Nearly two-thirds of those listed saw their wealth grow this year, benefiting from Singapore’s robust economic performance and buoyant stock market.

Forbes credited part of the wealth boost to optimism following the swearing-in of Prime Minister Lawrence Wong in May 2024 and a surge in tourism driven by major concerts from global pop star Taylor Swift and rock band Coldplay.

At the top of the list, Brazilian billionaire entrepreneur and angel investor Eduardo Saverin, co-founder of Meta Platforms and based in Singapore, maintained his position as Singapore’s richest person for the second year in a row. His net worth surged by US$13 billion, reaching US$29 billion in 2024, spurred by Meta’s stock price gains, as the tech giant deepens its investments in artificial intelligence.

Siblings Robert and Philip Ng of Far East Organization held on to second place, despite a slight dip in their fortune from US$14.8 billion in 2023 to US$14.4 billion in 2024. The property magnates continued to oversee one of Singapore’s largest real estate empires.

In third place, Mr Li Xiting, chairman of Shenzhen Mindray Bio-Medical Electronics, saw his wealth decline slightly from US$14 billion to US$13.4 billion.

Real estate mogul Kwek Leng Beng climbed to fourth place with a net worth of US$11.5 billion. His high-profile acquisition of the Hilton Paris Opera hotel in 2024, ahead of the Paris Olympic Games, made headlines and solidified his family’s standing.

One significant change in the top 10 was the entry of the Wee family at No. 7, with a net worth of US$7.8 billion. The family, heirs of banking tycoon Wee Cho Yaw who passed away in February at the age of 95, now holds a key position in UOB, one of Singapore’s major banks. Mr Wee Ee Cheong, the eldest son, is deputy chairman and chief executive of UOB, while his siblings oversee other family businesses, including UOL Group and UOB Kay Hian.

Meanwhile, the founders of the Haidilao hotpot chain, Mr Zhang Yong and Ms Shu Ping, experienced a sharp drop in their ranking, falling from sixth place in 2023 to 10th in 2024. The couple’s combined wealth declined to US$6.5 billion, driven by a steep fall in Haidilao’s stock due to weaker consumer spending in China.

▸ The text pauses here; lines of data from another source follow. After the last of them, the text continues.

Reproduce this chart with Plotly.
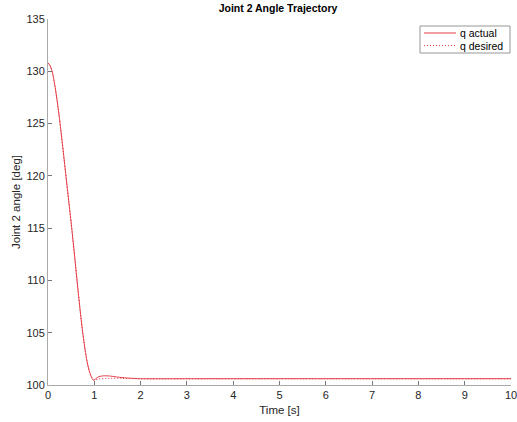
import plotly.graph_objects as go

# Actual joint angle
t_actual = [0, 0.05, 0.1, 0.15, 0.2, 0.25, 0.3, 0.35, 0.4, 0.45, 0.5, 0.55, 0.6, 0.65, 0.7,
            0.75, 0.8, 0.85, 0.9, 0.95, 0.98, 1.02, 1.06, 1.1, 1.2, 1.3, 1.4, 1.5, 1.7, 2.0,
            3.0, 5.0, 10.0]
q_actual = [130.8, 130.5, 129.8, 128.6, 127.1, 125.4, 123.5, 121.5, 119.5, 117.5, 115.5,
            113.4, 111.2, 109.0, 106.9, 105.0, 103.4, 102.1, 101.2, 100.65, 100.45, 100.55,
            100.7, 100.8, 100.88, 100.87, 100.82, 100.76, 100.67, 100.6, 100.6, 100.6, 100.6]

# Desired joint angle
t_desired = [0, 0.05, 0.1, 0.15, 0.2, 0.25, 0.3, 0.35, 0.4, 0.45, 0.5, 0.55, 0.6, 0.65, 0.7,
             0.75, 0.8, 0.85, 0.9, 0.95, 1.0, 1.1, 1.3, 1.6, 2.0, 5.0, 10.0]
q_desired = [130.8, 130.5, 129.8, 128.6, 127.1, 125.4, 123.5, 121.5, 119.5, 117.5, 115.5,
             113.4, 111.2, 109.0, 106.9, 105.0, 103.4, 102.1, 101.2, 100.7, 100.5, 100.58,
             100.64, 100.63, 100.6, 100.6, 100.6]

series_names = ["q actual", "q desired"]
x_ticks = list(range(0, 11))
y_ticks = [100, 105, 110, 115, 120, 125, 130, 135]

RED = "rgb(228,60,70)"
AX = "rgb(170,170,170)"
TXT = "rgb(38,38,38)"
FONT = "Liberation Sans, Arial, sans-serif"
DOT = "1px,2px"

W, H = 517, 422
L, R, T, B = 48, 6, 19, 37

fig = go.Figure()
fig.add_trace(go.Scatter(x=t_actual, y=q_actual, mode="lines", name=series_names[0],
                         line=dict(color=RED, width=1, shape="spline", smoothing=0.6)))
fig.add_trace(go.Scatter(x=t_desired, y=q_desired, mode="lines", name=series_names[1],
                         line=dict(color=RED, width=1, dash=DOT, shape="spline", smoothing=0.6)))

# Manual compact legend (MATLAB style), in pixel-derived paper coordinates
pw, ph = W - L - R, H - T - B
def px(x):
    return (x - L) / pw
def py(y):
    return 1 - (y - T) / ph

shapes = [dict(type="rect", xref="paper", yref="paper",
               x0=px(420), x1=px(510), y0=py(53), y1=py(26),
               line=dict(color="rgb(150,150,150)", width=1), fillcolor="white", layer="above")]
annotations = []
for i, (nm, dash) in enumerate(zip(series_names, ["solid", DOT])):
    yy = 33 + i * 12.5
    shapes.append(dict(type="line", xref="paper", yref="paper",
                       x0=px(424), x1=px(456), y0=py(yy), y1=py(yy),
                       line=dict(color=RED, width=1, dash=dash), layer="above"))
    annotations.append(dict(text=nm, xref="paper", yref="paper", x=px(458), y=py(yy),
                            xanchor="left", yanchor="middle", showarrow=False,
                            font=dict(size=10.5, color="black")))

fig.update_layout(
    width=W, height=H,
    margin=dict(l=L, r=R, t=T, b=B),
    paper_bgcolor="white", plot_bgcolor="white",
    font=dict(family=FONT, size=11, color=TXT),
    title=dict(text="<b>Joint 2 Angle Trajectory</b>", x=278 / W, xanchor="center",
               xref="container", yref="container",
               y=1 - 8.5 / H, yanchor="middle", font=dict(size=10.5, color="black")),
    showlegend=False,
    shapes=shapes, annotations=annotations,
)
fig.update_xaxes(range=[0, 10], tickvals=x_ticks, ticks="inside", ticklen=4,
                 tickcolor="rgb(120,120,120)", showline=True, linecolor=AX, linewidth=1,
                 showgrid=False, zeroline=False, mirror=False, automargin=False,
                 ticklabeloverflow="allow",
                 title=dict(text="Time [s]", standoff=5, font=dict(size=11.5)),
                 tickfont=dict(size=11))
fig.update_yaxes(range=[100, 135], tickvals=y_ticks, ticks="inside", ticklen=4,
                 tickcolor="rgb(120,120,120)", showline=True, linecolor=AX, linewidth=1,
                 showgrid=False, zeroline=False, mirror=False, automargin=False,
                 ticklabeloverflow="allow",
                 title=dict(text="Joint 2 angle [deg]", standoff=3, font=dict(size=11.5)),
                 tickfont=dict(size=11))

fig.write_html("out.html", config={"displayModeBar": False},
               post_script="document.body.style.margin='0';document.body.style.padding='0';")
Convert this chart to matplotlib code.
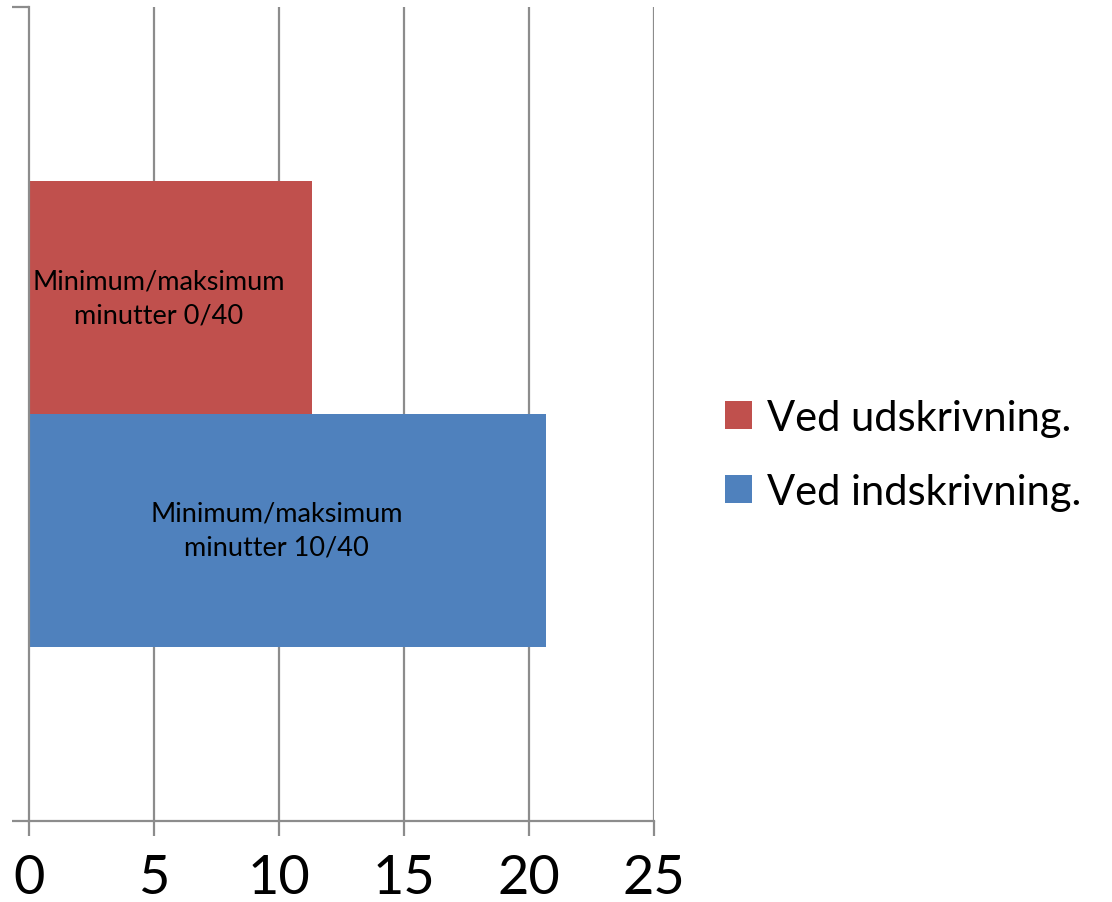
import matplotlib
matplotlib.use("Agg")
import matplotlib.pyplot as plt
from matplotlib.patches import Patch

plt.rcParams['font.family'] = ['Lato', 'DejaVu Sans']

series_names = ["Ved udskrivning.", "Ved indskrivning."]
series_values = [11.3, 20.7]
series_colors = ["#C0504D", "#4F81BD"]
bar_labels = ["Minimum/maksimum\nminutter 0/40", "Minimum/maksimum\nminutter 10/40"]
x_ticks = [0, 5, 10, 15, 20, 25]

fig = plt.figure(figsize=(11.12, 9.03), dpi=100)
ax = fig.add_axes([29/1112, 81/903, (654-29)/1112, (822-8)/903])

gap = 1.5
bw = 1.0 / (len(series_values) + gap)
offsets = [bw/2, -bw/2]
grid_c = "#8C8C8C"

for v in x_ticks[1:]:
    ax.axvline(v, color=grid_c, lw=1.6, zorder=0)

for name, val, col, lab, off in zip(series_names, series_values, series_colors, bar_labels, offsets):
    ax.barh(off, val, height=bw, color=col, zorder=2, label=name)
    ax.text(val/2 - 0.45, off, lab, ha='center', va='center', fontsize=19.5,
            linespacing=1.45, color='black', zorder=3)

ax.set_xlim(0, 25)
ax.set_ylim(-0.5, 0.5)
ax.set_xticks(x_ticks)
ax.set_xticklabels([str(t) for t in x_ticks], fontsize=39)
ax.set_yticks([-0.5, 0.5])
ax.set_yticklabels([])
ax.tick_params(axis='x', length=11, width=1.6, color=grid_c, pad=12, direction='out')
ax.tick_params(axis='y', length=12, width=1.6, color=grid_c, direction='out')
for s in ['top', 'right']:
    ax.spines[s].set_visible(False)
for s in ['left', 'bottom']:
    ax.spines[s].set_color(grid_c)
    ax.spines[s].set_linewidth(1.6)
ax.set_facecolor('white')

handles = [Patch(facecolor=c, edgecolor='none') for c in series_colors]
fig.legend(handles, series_names, loc='upper left', bbox_to_anchor=(725/1112, 1 - 400/903),
           frameon=False, fontsize=30, handlelength=0.65, handleheight=0.65,
           handletextpad=0.36, labelspacing=0.86, borderpad=0, borderaxespad=0)

fig.savefig("out.png", dpi=100)
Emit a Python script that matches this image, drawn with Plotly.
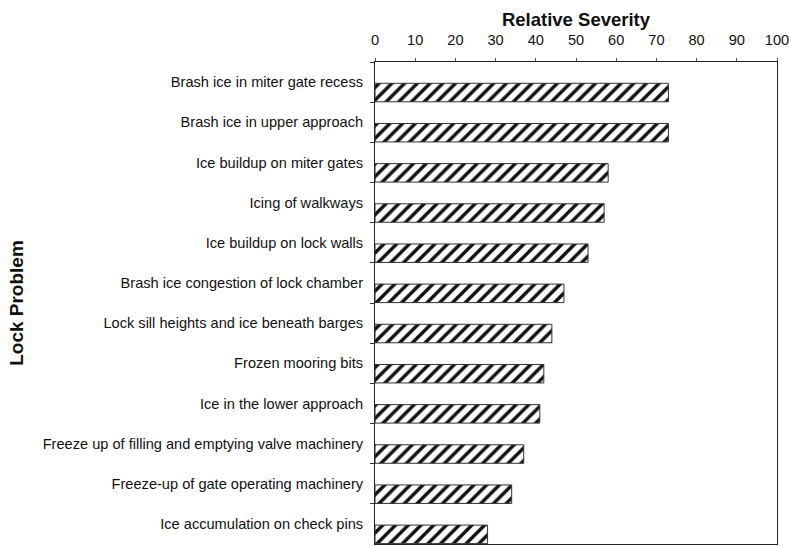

Another significant development was the sharp rise in wealth of three individuals tied to United States-listed Sea Ltd. The internet company, co-founded by Mr Forrest Li, turned profitable for the first time in 2023, causing its stock to more than double. Mr Li’s wealth soared, elevating him to No. 12 with a net worth of US$5 billion, while Sea’s chief operating officer Ye Gang rose to No. 16 with US$3.1 billion.

As Singapore’s tycoons continue to navigate global economic fluctuations, their fortunes reflect a mixed bag of success stories and challenges, with technology, real estate, and tourism emerging as key drivers of wealth growth in 2024.